This week, IOTA announced that Starfish was finally live on the mainnet, replacing the existing Mysticeti as the consensus algorithm for the network. IOTA described it as a landmark upgrade in its quest to build infrastructure that works in real-world conditions.
As ETHNews reported, Starfish was activated through the release of protocol version 24 via IOTA v1.12.1. The upgrade first landed on the testnet in Q1 through version 1.16.0, but is now ready for public deployment.
Starfish replaces Mysticeti, a consensus protocol that has made IOTA an industry leader in uptime and low latency. However, the network designed Mysticeti for optimal conditions and blockchain-specific use cases like DeFi and trading. With IOTA now shifting to real-world use cases, Mysticeti has struggled to coordinate nodes that experienced outages or lagged behind their peers.
IOTA started as a network for the Internet of Things and machine-to-machine communication. As ETHNews has covered over the years, it has since evolved to target real-world use cases, key among them tokenization and global trade.
Trade, in particular, presents a massive opportunity for blockchain disruption.

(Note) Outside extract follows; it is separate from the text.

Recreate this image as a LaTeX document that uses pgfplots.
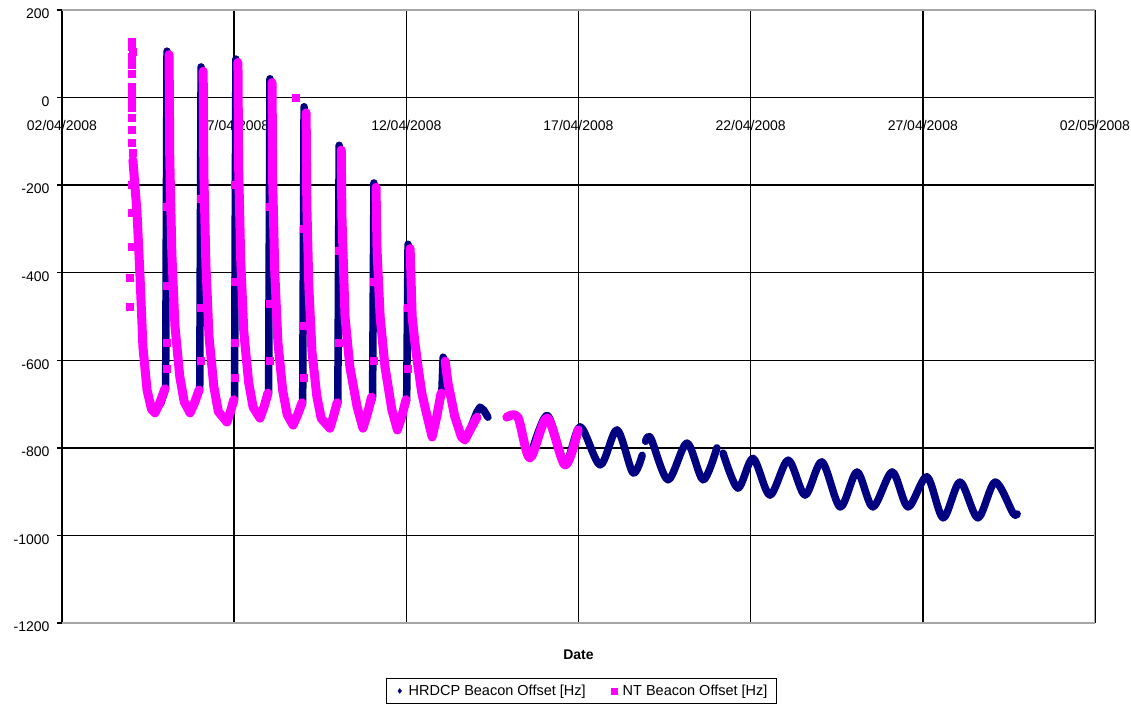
\documentclass[border=0pt]{standalone}
\usepackage{pgfplots}
\pgfplotsset{compat=1.18}
\usepackage{fontspec}
\setmainfont{Liberation Sans}

\definecolor{hrdcp}{RGB}{0,0,128}
\definecolor{ntmag}{RGB}{255,0,255}

\begin{document}
\begin{tikzpicture}
\useasboundingbox (-62bp,-82bp) rectangle (1069bp,623bp);
\begin{axis}[
  scale only axis, width=1033bp, height=613bp,
  xmin=0, xmax=30, ymin=-1200, ymax=200,
  xtick={0,5,...,30},
  xticklabels={02/04/2008,07/04/2008,12/04/2008,17/04/2008,22/04/2008,27/04/2008,02/05/2008},
  ytick={-1200,-1000,...,200},
  yticklabels={-1200,-1000,-800,-600,-400,-200,0,200},
  grid=major, major grid style={black, line width=1.5bp},
  axis line style={draw=none},
  tick align=outside, major tick length=5bp,
  xtick style={draw=none}, ytick style={black, line width=1.5bp},
  ytick pos=left, xtick pos=bottom,
  ticklabel style={font=\fontsize{14bp}{16bp}\selectfont},
  xticklabel style={anchor=center, yshift=502bp},
  yticklabel style={xshift=-4bp, yshift=-4bp},
  xlabel={Date},
  xlabel style={at={(axis description cs:0.5,0)}, anchor=center, yshift=-32bp,
    font=\fontsize{14bp}{16bp}\selectfont\bfseries},
  legend style={at={(axis description cs:0.503,0)}, anchor=north, yshift=-55bp,
    draw=black, line width=1bp, font=\fontsize{14.5bp}{17bp}\selectfont,
    inner xsep=7bp, inner ysep=4.5bp,
    /tikz/every even column/.append style={column sep=20bp}},
  legend image code/.code={\path[draw=none, fill=none] (0bp,0bp) -- (13bp,0bp);
    \draw[#1, line width=0.3bp] plot coordinates {(6bp,0bp)};},
  legend columns=2,
  unbounded coords=jump,
]

% HRDCP: daily spikes
\addplot[forget plot, draw=hrdcp, line width=7.5bp, line join=round, line cap=round] coordinates {
 (2.86,-700) (3.01,-665) (3.05,106) (3.13,-140) (3.19,-356) (3.28,-521) (3.42,-637) (3.55,-695) (3.72,-720) (3.85,-697)
 (4.00,-668) (4.04,70) (4.12,-173) (4.18,-384) (4.27,-546) (4.41,-660) (4.54,-717) (4.79,-741) (4.89,-718)
 (5.01,-690) (5.05,88) (5.13,-157) (5.19,-370) (5.28,-535) (5.42,-650) (5.55,-707) (5.75,-732) (5.87,-706)
 (6.00,-675) (6.04,43) (6.12,-194) (6.18,-400) (6.27,-558) (6.41,-669) (6.54,-724) (6.71,-748) (6.84,-725)
 (6.99,-697) (7.03,-21) (7.11,-244) (7.17,-434) (7.26,-580) (7.40,-682) (7.53,-733) (7.78,-755) (7.88,-729)
 (8.01,-697) (8.05,-109) (8.13,-272) (8.22,-501) (8.36,-615) (8.57,-706) (8.74,-755) (8.87,-722)
 (9.02,-684) (9.06,-195) (9.15,-349) (9.24,-501) (9.38,-615) (9.58,-713) (9.74,-759) (9.87,-728)
 (10.01,-690) (10.05,-335) (10.17,-501) (10.25,-560) (10.34,-615) (10.45,-675) (10.56,-713) (10.75,-775) (10.88,-730)
 (11.03,-675) (11.07,-593) (11.13,-610) (11.21,-652) (11.41,-729) (11.60,-775) (11.70,-782) (11.88,-752)
 (12.05,-718) (12.14,-707) (12.25,-714) (12.37,-730)
};
% HRDCP: smooth daily oscillation
\addplot[forget plot, smooth, draw=hrdcp, line width=7.5bp, line join=round, line cap=round] coordinates {
 (13.59,-823) (14.09,-726) (14.61,-835) (15.05,-752) (15.63,-839) (16.12,-759) (16.58,-857) (16.85,-817)
};
\addplot[forget plot, smooth, draw=hrdcp, line width=7.5bp, line join=round, line cap=round] coordinates {
 (16.95,-785) (17.10,-778) (17.60,-873) (18.15,-789) (18.62,-873) (19.02,-800)
};
\addplot[forget plot, smooth, draw=hrdcp, line width=7.5bp, line join=round, line cap=round] coordinates {
 (19.20,-812) (19.63,-892) (20.07,-824) (20.56,-908) (21.09,-828) (21.58,-908) (22.07,-832) (22.60,-935)
 (23.09,-855) (23.55,-935) (24.11,-855) (24.57,-935) (25.12,-866) (25.59,-960) (26.08,-878) (26.60,-960)
 (27.10,-878) (27.62,-949) (27.74,-951)
};

% NT: decay after each spike
\addplot[forget plot, draw=ntmag, line width=9bp, line join=round, line cap=round] coordinates {
 (2.06,-143) (2.18,-264) (2.27,-416) (2.35,-569) (2.47,-668) (2.60,-712) (2.70,-720) (2.84,-697) (2.99,-665) (3.00,nan)
 (3.11,98) (3.13,-140) (3.19,-356) (3.28,-521) (3.42,-637) (3.55,-695) (3.72,-720) (3.85,-697) (3.98,-668) (3.99,nan)
 (4.10,60) (4.12,-173) (4.18,-384) (4.27,-546) (4.41,-660) (4.54,-717) (4.79,-741) (4.89,-718) (4.99,-690) (5.00,nan)
 (5.11,80) (5.13,-157) (5.19,-370) (5.28,-535) (5.42,-650) (5.55,-707) (5.75,-732) (5.87,-706) (5.98,-675) (5.99,nan)
 (6.10,34) (6.12,-194) (6.18,-400) (6.27,-558) (6.41,-669) (6.54,-724) (6.71,-748) (6.84,-725) (6.97,-697) (6.98,nan)
 (7.09,-35) (7.11,-244) (7.17,-434) (7.26,-580) (7.40,-682) (7.53,-733) (7.78,-755) (7.88,-729) (7.99,-697) (8.00,nan)
 (8.11,-120) (8.13,-272) (8.22,-501) (8.36,-615) (8.57,-706) (8.74,-755) (8.87,-722) (8.99,-684) (9.00,nan)
 (9.12,-205) (9.15,-349) (9.24,-501) (9.38,-615) (9.58,-713) (9.74,-759) (9.87,-728) (9.99,-690) (10.00,nan)
 (10.11,-345) (10.17,-501) (10.25,-560) (10.34,-615) (10.45,-675) (10.56,-713) (10.75,-775) (10.88,-730) (11.01,-675) (11.02,nan)
 (11.13,-602) (11.21,-652) (11.41,-729) (11.60,-775) (11.70,-782) (11.88,-755) (12.05,-730)
};
% NT: scattered readings on the rising edges
\addplot[forget plot, only marks, mark=square*, mark size=3.5bp, color=ntmag] coordinates {
 (2.03,128) (2.03,116) (2.04,104) (2.03,94) (2.02,74) (2.03,55) (2.01,25) (2.02,8) (2.03,-8) (2.01,-24)
 (2.02,-46) (2.03,-74) (2.03,-104) (2.04,-127) (2.02,-200) (2.02,-262) (2.03,-341) (1.98,-412) (1.96,-478)
 (3.03,-250) (3.03,-430) (3.03,-560) (3.03,-620)
 (4.02,-230) (4.02,-480) (4.02,-600)
 (5.03,-200) (5.03,-420) (5.03,-560) (5.03,-640)
 (6.02,-250) (6.02,-470) (6.02,-600)
 (6.80,0)
 (7.01,-300) (7.01,-520) (7.01,-640)
 (8.03,-350) (8.03,-560)
 (9.04,-420) (9.04,-600)
 (10.03,-480) (10.03,-620)
};
% NT: second pass
\addplot[forget plot, smooth, draw=ntmag, line width=9bp, line join=round, line cap=round] coordinates {
 (12.92,-730) (13.24,-730) (13.59,-823) (14.09,-732) (14.61,-839) (14.99,-759)
};

% plot frame
\draw[gray!70, line width=1.5bp] (rel axis cs:0,1) -- (rel axis cs:1,1) -- (rel axis cs:1,0) -- (rel axis cs:0,0);

\addlegendimage{only marks, mark=diamond*, mark size=2.5bp, color=hrdcp}
\addlegendentry{HRDCP Beacon Offset [Hz]}
\addlegendimage{only marks, mark=square*, mark size=3bp, color=ntmag}
\addlegendentry{NT Beacon Offset [Hz]\hspace{44bp}}
\end{axis}
\end{tikzpicture}
\end{document}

Today, global trade is a $35 trillion industry that spans every country globally. However, despite its size, it has failed to evolve, and in an age where everything is digitalized, the sector still relies on outdated, costly and unreliable paper documents. Data shows that over 4 billion paper documents are still in circulation today.
The result is slow transactions that are rife with fraud. According to some estimates, the sector records up to $5 billion in losses annually from document fraud and has a $2.5 trillion trade financing gap.
IOTA has been working to fill this void over the past five years. Its main solution is the Trade Worldwide Information Network (TWIN), a flagship open-source digital trade infrastructure digitizing trade and supply chains. TWIN is a collaboration between the IOTA Foundation and the World Economic Forum, the Tony Blair Institute for Global Change, TradeMark Africa and others.
While TWIN was designed to absorb disruptions along the global supply chains, it was underpinned by IOTA’s Mysticeti, which could not keep up. These disruptions slowed the network down as Mysticeti struggled to coordinate nodes that had varying uptime and speed.
Starfish solves this by allowing the network to keep working even when some nodes disconnect or lag behind. These nodes can then recover independently without any effect on the overall network.
This is a critical feature. IOTA now powers applications that large enterprises and even governments rely on. For such entities, downtime is not an option.
TWIN is already powering trade in Africa, the Middle East and Europe. As the IOTA Foundation revealed in the Q1 Progress Report, the network expanded its coverage in Kenya, where nodes can share visibility into their data with revenue authorities, trading counterparties and other community nodes while retaining the source data.
In Rwanda, the network completed a pilot with the government and other stakeholders on on-chain coffee exports. TWIN also expanded into Europe, partnering with the UK government and Teeside University to establish an information-sharing network at the Teeside Port facility.